Cell Genesys, Medarex Drugs Fight Prostate Cancer
Cell Genesys Inc., the developer of the GVAX immune system-booster, said its treatment reduced a common sign of prostate cancer when used with an experimental treatment from Medarex Inc.
The two drugs may work well together because GVAX stimulates immune system cells to fight cancer and the Medarex treatment unleashes the cells from controls that keep them in check, researchers said today a medical meeting. Five of six patients on GVAX and high doses of the Medarex drug cut their PSA scores, a measurement of disease, in half, researchers said.
Cell Genesys, based in South San Francisco, California, is conducting late-stage clinical trials enrolling more than 1,200 patients to see whether GVAX can help prostate-cancer patients live longer. The first study is expected to offer results in the second half of 2009. If successful, it could be the first approved immune-boosting therapy for cancer in the U.S. An estimated 28,000 men will die of prostate tumors this year, according to the American Cancer Society.
The combination is ``showing a lot of success in increasing anti-tumor activity in these patients,'' said Saskia Santegoets, a cancer researcher at Vrije University Medical Center in Amsterdam, in a statement.
Cell Genesys fell 2 cents to $3.16 at 4 p.m. New York time in Nasdaq Stock Market composite trading. The stock has gained 37 percent this year.
Cell Genesys, which has no marketed products, had an accumulated deficit of $491 million at the end of 2007, the company said in its annual report filed with the Securities and Exchange Commission. The company was founded in 1988.
Medarex, based in Princeton, New Jersey, dropped 42 cents, or 5.4 percent, to $7.37. It has dropped 29 percent this year. The company, founded in 1987, had an accumulated deficit of $990 million at the end of 2007, the company said in its annual report.
The study looked at 12 patients who took GVAX every other week for six months, and were broken into four groups who took different doses of the Medarex drug, ipilimumab. Patients had a terminal form of prostate cancer that resisted standard hormone-blocking therapy.
The anti-tumor responses, measured by PSA or prostate-specific antigen, scores, were seen at the two highest doses of the Medarex treatment. Four of the five patients who responded had their PSA scores stay low for six months. Two patients had multiple lesions on their bones disappear. One person had an improvement in bone pain, researchers said.
GVAX is made of whole tumor cells that have been dosed with radiation to prevent them from multiplying in the body. The cells carry markers of prostate cancer that are supposed to ``teach'' the immune system to recognize them as foreign and mount an attack.
Cell Genesys is conducting a late-stage study of 626 patients, called Vital-1, to determine whether GVAX can help people live longer than those taking Sanofi-Aventis SA (SAN)'s Taxotere, a chemotherapy.
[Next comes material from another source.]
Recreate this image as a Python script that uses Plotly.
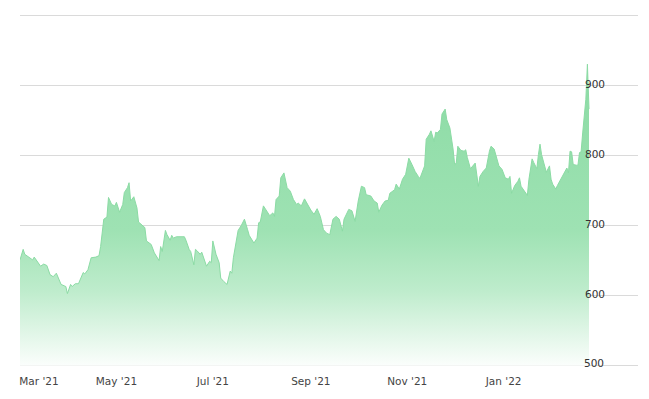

Last month, Cell Genesys formed a global alliance with Osaka, Japan-based Takeda Pharmaceutical Co. (4502) to develop and market GVAX for prostate cancer. Takeda agreed to pay $50 million upfront, as much as $270 million in milestone payments, and royalties on sales, the companies said.
Many investors are betting Cell Genesys will fail. About 16.8 million shares of the company were in a short position at the end of March, up from 6.89 million on March 15, 2007, according to data compiled by Bloomberg. Short-sellers try to profit on a falling stock by selling borrowing shares and buying them back later at a lower price.